For her, journalism is clearly just a lesser, more boring, duller occupation than literature with a capital L. Well, I think some who engage in journalism, such as Russell Baker, write a hell of a lot better than most people who think they’re engaged in literature.

She said I was emotionally detached. She mentions three places where I was emotionally engaged, I think you could find 30. That was very—it was arbitrary and unfair. On the other hand, Steve Dubner in his New York magazine piece said the book was full of raw emotion. They could both be right.

You mention the parallel in the book between being a foreign correspondent and your experiences growing up.

Psychic flight. There’s an edge of self-mockery in that and an element of truth.

But the other parallel that struck me is that your father went on a civil-rights march and you went south soon after to cover the movement. Now, I understand somebody assigned you the story, but I’m curious in a more general sense about your drive in journalism, and the connections to… social justice is probably too lefty a phrase.

I don’t mind “social justice.” I first became a reporter in 1963, and I wrote about race from the beginning. I then ended up in South Africa, not by choice but I was drawn powerfully to that story. And the place I wanted to go all along was India because, whatever you want to call it—Third World, development issues, poverty issues—was the thing I wanted to specialize in. And later I prepared myself to go to China—though I didn’t get to go because it hadn’t been opened to journalists yet.

But one could say that about any topic one specializes in, these topics appealed to you because….

The rich world, the poor world, you know, all of that, north, south—whatever the jargon terms were at the time seemed like a good framework for directing my energies.

And in terms of your father’s zeal, both for civil rights work and his advocacy of Zionism, there’s an aspect of tikkun olam—healing the world—in that. It seems you had a similar desire but obviously a different path.

Yeah, I think that’s true. I don’t know what to say about it. One thing that really pissed me off in terms of the Ozick review is when she had my father sighing over my attitude on Israel, when really she doesn’t even know what my attitude on Israel is, because I hadn’t and haven’t declared it.

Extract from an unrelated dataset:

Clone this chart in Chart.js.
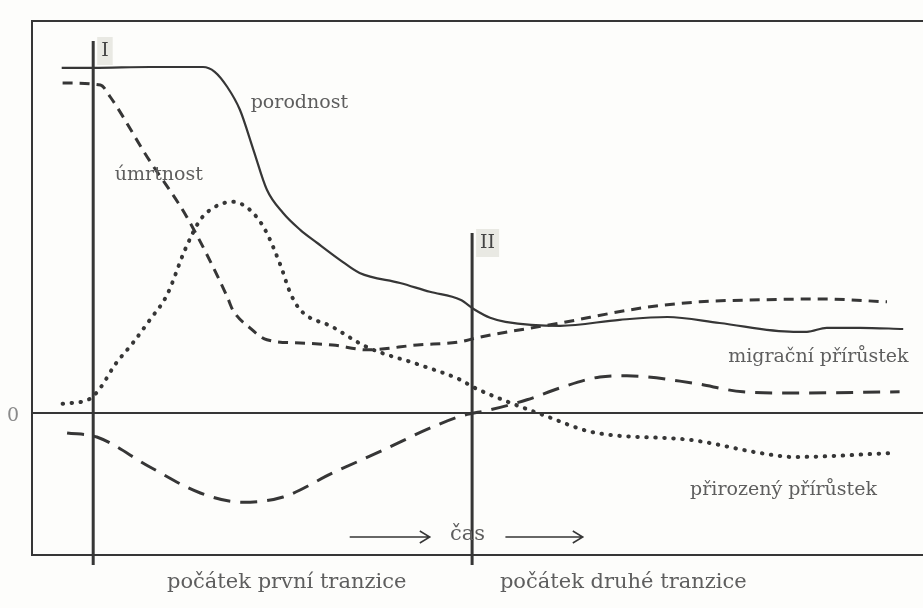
<!DOCTYPE html>
<html>
<head>
<meta charset="utf-8">
<script src="https://cdn.jsdelivr.net/npm/chart.js@4.4.1/dist/chart.umd.min.js"></script>
<style>
  html, body { margin: 0; padding: 0; background: #fdfdfb; }
  #wrap { width: 923px; height: 608px; position: relative; }
</style>
</head>
<body>
<div id="wrap"><canvas id="chart"></canvas></div>
<script>
// time axis (abstract units) and series values
const porodnostT = [3.3, 6.8, 13.1, 19.0, 20.3, 21.7, 23.1, 24.6, 26.1, 27.9, 29.8, 31.7, 34.2, 36.4, 40.9, 44.2, 47.6, 49.2, 50.9, 52.6, 58.7, 65.3, 70.6, 76.4, 84.6, 86.1, 88.3, 92.0, 96.8];
const porodnost  = [86.3, 86.3, 86.5, 86.5, 85.3, 81.5, 75.8, 65.8, 55.8, 50.0, 45.8, 42.5, 38.3, 35.0, 32.5, 30.3, 28.3, 25.8, 23.8, 22.8, 21.8, 23.3, 24.0, 22.5, 20.3, 20.3, 21.3, 21.3, 21.0];

const umrtnostT = [3.4, 7.6, 8.7, 12.8, 17.2, 21.7, 22.3, 24.2, 26.1, 29.8, 33.4, 37.2, 42.8, 47.6, 49.4, 58.7, 67.9, 74.2, 80.9, 87.6, 95.0];
const umrtnost  = [82.5, 82.0, 79.0, 64.0, 49.0, 29.0, 25.8, 21.3, 18.3, 17.5, 17.0, 15.8, 17.0, 17.8, 18.8, 22.5, 26.3, 27.8, 28.3, 28.5, 27.8];

const prirozenyT = [3.4, 6.4, 7.6, 9.2, 11.2, 13.1, 15.0, 17.0, 18.7, 20.3, 22.3, 24.2, 25.9, 27.6, 28.7, 29.8, 33.4, 37.2, 43.1, 47.6, 49.0, 52.3, 56.8, 62.3, 73.4, 80.9, 84.6, 95.7];
const prirozeny  = [2.3, 3.5, 6.3, 12.0, 17.5, 23.3, 29.5, 40.8, 48.3, 51.5, 52.8, 50.8, 45.8, 37.0, 30.0, 25.8, 21.5, 16.5, 12.0, 8.3, 6.5, 3.3, -0.5, -4.8, -6.8, -10.0, -11.0, -10.0];

const migracniT = [3.9, 7.2, 13.1, 18.7, 23.4, 27.9, 33.4, 39.0, 44.2, 47.6, 50.9, 55.0, 58.7, 63.1, 66.1, 73.4, 79.0, 84.6, 96.4];
const migracni  = [-5.0, -6.0, -13.5, -20.0, -22.3, -21.0, -15.0, -9.3, -3.8, -0.8, 0.8, 3.3, 6.3, 9.0, 9.3, 7.5, 5.3, 5.0, 5.3];

// transition markers and text labels (in data units)
const markers = [
  { t: 6.8, top: 93, label: 'I' },
  { t: 48.9, top: 45, label: 'II' }
];
const labels = [
  { text: 'porodnost', t: 24.3, v: 77.5, align: 'left', size: 19 },
  { text: 'úmrtnost', t: 9.2, v: 59.5, align: 'left', size: 19 },
  { text: 'migrační přírůstek', t: 97.4, v: 14, align: 'right', size: 19 },
  { text: 'přirozený přírůstek', t: 83.5, v: -19.2, align: 'center', size: 19 },
  { text: 'čas', t: 48.4, v: -30.5, align: 'center', size: 21 },
  { text: 'počátek první tranzice', t: 28.3, v: -42.5, align: 'center', size: 21 },
  { text: 'počátek druhé tranzice', t: 65.7, v: -42.5, align: 'center', size: 21 }
];

const toXY = (xs, ys) => xs.map((x, i) => ({ x: x, y: ys[i] }));
const ink = '#363636';
const textInk = '#5e5e5e';
const fontOf = size => `${size}px "DejaVu Serif", "Liberation Serif", serif`;

const figurePlugin = {
  id: 'figure',
  beforeDatasetsDraw(chart) {
    const { ctx, chartArea: a, scales: { x, y } } = chart;
    ctx.save();
    ctx.strokeStyle = ink;
    ctx.lineWidth = 2;
    ctx.beginPath();
    ctx.moveTo(chart.width, a.top); ctx.lineTo(a.left, a.top);
    ctx.lineTo(a.left, a.bottom); ctx.lineTo(chart.width, a.bottom);
    ctx.stroke();
    // zero line
    ctx.beginPath();
    ctx.moveTo(a.left, y.getPixelForValue(0));
    ctx.lineTo(chart.width, y.getPixelForValue(0));
    ctx.stroke();
    ctx.fillStyle = '#8a8a8a';
    ctx.font = fontOf(19);
    ctx.textAlign = 'center';
    ctx.textBaseline = 'middle';
    ctx.fillText('0', a.left - 19, y.getPixelForValue(0) + 3);
    ctx.restore();
  },
  afterDatasetsDraw(chart) {
    const { ctx, chartArea: a, scales: { x, y } } = chart;
    ctx.save();
    markers.forEach(m => {
      const px = x.getPixelForValue(m.t);
      const top = y.getPixelForValue(m.top);
      // label box
      ctx.font = fontOf(19);
      const w = ctx.measureText(m.label).width + 8;
      ctx.fillStyle = '#e9e9e3';
      ctx.fillRect(px + 4, top - 4, w, 28);
      ctx.fillStyle = '#444';
      ctx.textAlign = 'left';
      ctx.textBaseline = 'middle';
      ctx.fillText(m.label, px + 8, top + 10);
      ctx.strokeStyle = ink;
      ctx.lineWidth = 3;
      ctx.beginPath();
      ctx.moveTo(px, top);
      ctx.lineTo(px, a.bottom + 10);
      ctx.stroke();
    });
    ctx.fillStyle = textInk;
    ctx.textBaseline = 'middle';
    labels.forEach(l => {
      ctx.font = fontOf(l.size);
      ctx.textAlign = l.align;
      ctx.fillText(l.text, x.getPixelForValue(l.t), y.getPixelForValue(l.v));
    });
    // time arrows around "čas"
    const ay = y.getPixelForValue(-31);
    const arrow = (x0, x1) => {
      ctx.beginPath();
      ctx.moveTo(x0, ay); ctx.lineTo(x1, ay);
      ctx.moveTo(x1 - 10, ay - 6); ctx.lineTo(x1, ay); ctx.lineTo(x1 - 10, ay + 6);
      ctx.stroke();
    };
    ctx.strokeStyle = ink;
    ctx.lineWidth = 1.5;
    arrow(x.getPixelForValue(35.3), x.getPixelForValue(44.2));
    arrow(x.getPixelForValue(52.6), x.getPixelForValue(61.2));
    ctx.restore();
  }
};

const line = (label, data, dash, width, cap) => ({
  label, data,
  borderColor: ink,
  borderWidth: width,
  borderDash: dash,
  borderCapStyle: cap,
  pointRadius: 0,
  fill: false,
  cubicInterpolationMode: 'monotone'
});

new Chart(document.getElementById('chart'), {
  type: 'line',
  data: {
    datasets: [
      line('porodnost', toXY(porodnostT, porodnost), [], 2.2, 'butt'),
      line('úmrtnost', toXY(umrtnostT, umrtnost), [10, 7], 3, 'butt'),
      line('přirozený přírůstek', toXY(prirozenyT, prirozeny), [0.5, 8.5], 4, 'round'),
      line('migrační přírůstek', toXY(migracniT, migracni), [17, 10], 3, 'butt')
    ]
  },
  options: {
    responsive: true,
    maintainAspectRatio: false,
    animation: false,
    layout: { padding: { left: 32, top: 21, right: 0, bottom: 53 } },
    scales: {
      x: { type: 'linear', min: 0, max: 99, display: false },
      y: { min: -35.5, max: 98, display: false }
    },
    plugins: { legend: { display: false }, tooltip: { enabled: false } }
  },
  plugins: [figurePlugin]
});
</script>
</body>
</html>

She also quotes me a little out of context. I had mentioned in the book the “Jewish folk belief” that the New York Times is full of self-hating Jews, and she makes that the “Jewish folk belief” that the Times provides unreliable coverage on Israel. Maybe to her they’re the same thing. But they’re not. I would argue that the Times is reliable on Israel. And you’re not a self-hating Jew automatically if you work at the Times.

But, and you mention it in the book, the kernel of truth there is….

The history of the Sulzberger family. She then connects me to that, which is quite unfair, because Mr. Adler was anti-Zionist and I haven’t been anti-Zionist for 30 seconds of my life.

You give the impression in the book of having a certain distance from Judaism—at one point, you mention not knowing the words to a prayer. Given that your father was a rabbi, was that ever a source of tension?

I don’t think there was any tension between me and my Dad over religion. I respected what he did. I’ve never regarded my outlook as being the result of a revolt of some kind. I’ve never wanted for a minute to be anything other than Jewish. My distance is from the experience of Jewish worship, moving as the liturgy can often be. I don’t believe in a God who takes an interest in the fate of individual humans. Just as I don’t think the choice of a Pope fulfills God’s design, I don’t think the existence of a Jewish state in Israel fulfills God’s design. I do think it is a justifiable fulfillment of the course of Jewish history. I do think of myself as one of the Jewish people. I do care about our fate. So I’m a secular Jew, of whom there are many. My father’s absorption in Judaism was balanced in some ways by my mother’s focus on literature. It might be said I inherited her bent.

You mention in the book, you were “so busy dodging jobs for which others might have killed.”

Most of the jobs I had I sought, some I invented. They were very nice to me and very indulgent of me. But they could never quite figure out what would make me happy. I resisted going to Washington, doing to the obvious “next moves.” Sometimes it doesn’t make any sense to me when I think about it.

I used to say, after every foreign correspondent assignment, it would be my last one. I never wanted to have a career as a foreign correspondent. I would come back to New York, writing longer pieces that would give me more room to develop as a writer. And then something would happen. I remember bending over in the lobby of a hotel in Los Angeles and seeing the frontpage in the Los Angeles Times: NIXON GOING TO CHINA. I said, “Me too.” And that’s the way I made my so-called career moves. It was just my way of dealing with a big complex paper, and dealing with myself.

It seems very self-indulgent in retrospect. But that’s the way I was.